If memory serves, Acts says Paul was "summoned" by James, Jesus' brother (who, with Peter, was leader of the Jewish Jesus followers in Jerusalem, essentially comprising the first papacy), for teachings antithetical to those which Jesus advocated. Historians date this to about 58 ce. He went to meet them, but the attempts at reconciliation did not go well. This resulted in his being chased by a mob of followers of Peter's administration through the streets of Jerusalem. Paul sought sanctuary with the Romans. They intended to punish him for causing a disturbance until he revealed to them that he was a Roman citizen and deserving of a proper trial. Thereafter he was transported to Rome, and that's pretty much where the trail of his history fades away.

This is all very murky, of course, because it's so difficult to tell what is truthful of the early axe-grinding Christian documents.

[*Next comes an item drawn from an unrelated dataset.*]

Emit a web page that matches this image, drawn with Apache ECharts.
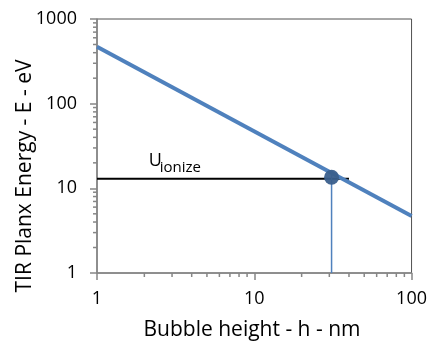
<!DOCTYPE html>
<html><head><meta charset="utf-8">
<script src="https://cdn.jsdelivr.net/npm/echarts@6/dist/echarts.min.js"></script>
<style>html,body{margin:0;padding:0;background:#fff}#c{width:430px;height:344px}</style>
</head><body><div id="c"></div>
<script>
// ---- data ----
const lineH = [1, 100];
const lineE = [470, 4.7];
const ionizeH = [1, 40];
const ionizeE = [13, 13];
const dropH = [31, 31];
const dropE = [1, 16];
const pointH = [31];
const pointE = [13.5];
const labelH = [2.13];
const labelE = [13];
const xMinor = [2, 3, 4, 5, 6, 7, 8, 9, 20, 30, 40, 50, 60, 70, 80, 90];
const yMinor = [2, 3, 4, 5, 6, 7, 8, 9, 20, 30, 40, 50, 60, 70, 80, 90, 200, 300, 400, 500, 600, 700, 800, 900];
const xTickLabels = ['1', '10', '100'];
const yTickLabels = ['1', '10', '100', '1000'];
const xName = 'Bubble height - h - nm';
const yName = 'TIR Planx Energy - E - eV';

const FONT = 'Open Sans';
const AXIS_COLOR = '#868686';
const MINOR_COLOR = '#868686';
const zip = (a, b) => a.map((v, i) => [v, b[i]]);

const chart = echarts.init(document.getElementById('c'));
const GRID = { left: 97, right: 17, top: 19, bottom: 71 };

chart.setOption({
  animation: false,
  backgroundColor: '#fff',
  grid: Object.assign({ show: true, borderColor: '#505050', borderWidth: 1 }, GRID),
  xAxis: {
    type: 'log', logBase: 10, min: 1, max: 100,
    axisLine: { show: true, lineStyle: { color: AXIS_COLOR, width: 1.5 } },
    axisTick: { show: true, length: 7, lineStyle: { color: AXIS_COLOR, width: 1.5 } },
    splitLine: { show: false },
    axisLabel: {
      margin: 17, color: '#000', fontFamily: FONT, fontSize: 18,
      formatter: v => { const s = String(Math.round(v)); return xTickLabels.includes(s) ? s : ''; }
    }
  },
  yAxis: {
    type: 'log', logBase: 10, min: 1, max: 1000,
    axisLine: { show: true, lineStyle: { color: AXIS_COLOR, width: 1.5 } },
    axisTick: { show: true, length: 7, lineStyle: { color: AXIS_COLOR, width: 1.5 } },
    splitLine: { show: false },
    axisLabel: {
      margin: 20, color: '#000', fontFamily: FONT, fontSize: 18,
      formatter: v => { const s = String(Math.round(v)); return yTickLabels.includes(s) ? s : ''; }
    }
  },
  series: [
    {
      type: 'line', name: 'ionize', data: zip(ionizeH, ionizeE), symbol: 'none',
      lineStyle: { color: '#000', width: 2 }, z: 3
    },
    {
      type: 'line', name: 'drop', data: zip(dropH, dropE), symbol: 'none',
      lineStyle: { color: '#4F81BD', width: 1.5 }, z: 3
    },
    {
      type: 'line', name: 'energy', data: zip(lineH, lineE), symbol: 'none',
      lineStyle: { color: '#4F81BD', width: 4 }, z: 4
    },
    {
      type: 'scatter', name: 'point', data: zip(pointH, pointE), symbol: 'circle', symbolSize: 15,
      itemStyle: { color: '#3A5F8C', opacity: 0.95 }, z: 5
    }
  ]
});

// minor ticks placed through the axis scales
const graphics = [];
xMinor.forEach(v => {
  const p = chart.convertToPixel({ gridIndex: 0 }, [v, 1]);
  graphics.push({ type: 'line', z: 10, shape: { x1: p[0], y1: p[1], x2: p[0], y2: p[1] + 4 }, style: { stroke: MINOR_COLOR, lineWidth: 1.5 } });
});
yMinor.forEach(v => {
  const p = chart.convertToPixel({ gridIndex: 0 }, [1, v]);
  graphics.push({ type: 'line', z: 10, shape: { x1: p[0], y1: p[1], x2: p[0] - 4, y2: p[1] }, style: { stroke: MINOR_COLOR, lineWidth: 1.5 } });
});

const lp = chart.convertToPixel({ gridIndex: 0 }, [labelH[0], labelE[0]]);
graphics.push(
  {
    type: 'text', x: lp[0], y: lp[1] - 9, z: 10,
    style: { text: 'U', font: '18px "' + FONT + '"', fill: '#000', textAlign: 'left', textVerticalAlign: 'bottom' }
  },
  {
    type: 'text', x: lp[0] + 11, y: lp[1] - 3, z: 10,
    style: { text: 'ionize', font: '15px "' + FONT + '"', fill: '#000', textAlign: 'left', textVerticalAlign: 'bottom' }
  },
  {
    type: 'text', x: 252, y: 330, z: 10,
    style: { text: xName, font: '21px "' + FONT + '"', fill: '#000', textAlign: 'center', textVerticalAlign: 'middle' }
  },
  {
    type: 'text', x: 25, y: 176, rotation: Math.PI / 2, z: 10,
    style: { text: yName, font: '21px "' + FONT + '"', fill: '#000', textAlign: 'center', textVerticalAlign: 'middle' }
  }
);
chart.setOption({ graphic: graphics });
</script></body></html>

I personally feel Paul was a brilliant promoter. Today, he would be somebody like John Chambers, CEO of CISCO, or Bill Gates, or even Bill Clinton. His prose captures a stirring sense of spirituality. Unfortunately, most of it was based on his imagination. That's what got him in trouble with the Jewish crowd.

He claims the Jews objected to his welcoming gentiles into the Jesus movement. But I believe his preachings about such things as the Eucharist--which he invented--the eating of the body and blood of Jesus in commemoration--were far more infuriating to the Jewish followers of Jesus, lead by Peter and James.

One of the most intriguing aspects of Paul is the relation between Tarsus and Catholic doctrine. Tarsus, Paul's home town in Asia Minor, had become the Greek center of Mithra-ism, a "pagan" "mystery" sect by the 1st century bce. In Mithraic belief, a bull symbolized the godhead. One gained immortality during Mithraic secret rituals when they would kill the bull, and cut or rip apart its freshly killed flesh and drink its blood. Paul's invention of the last supper and the preposterously bizarre ritual of Eucharist is clearly based on this.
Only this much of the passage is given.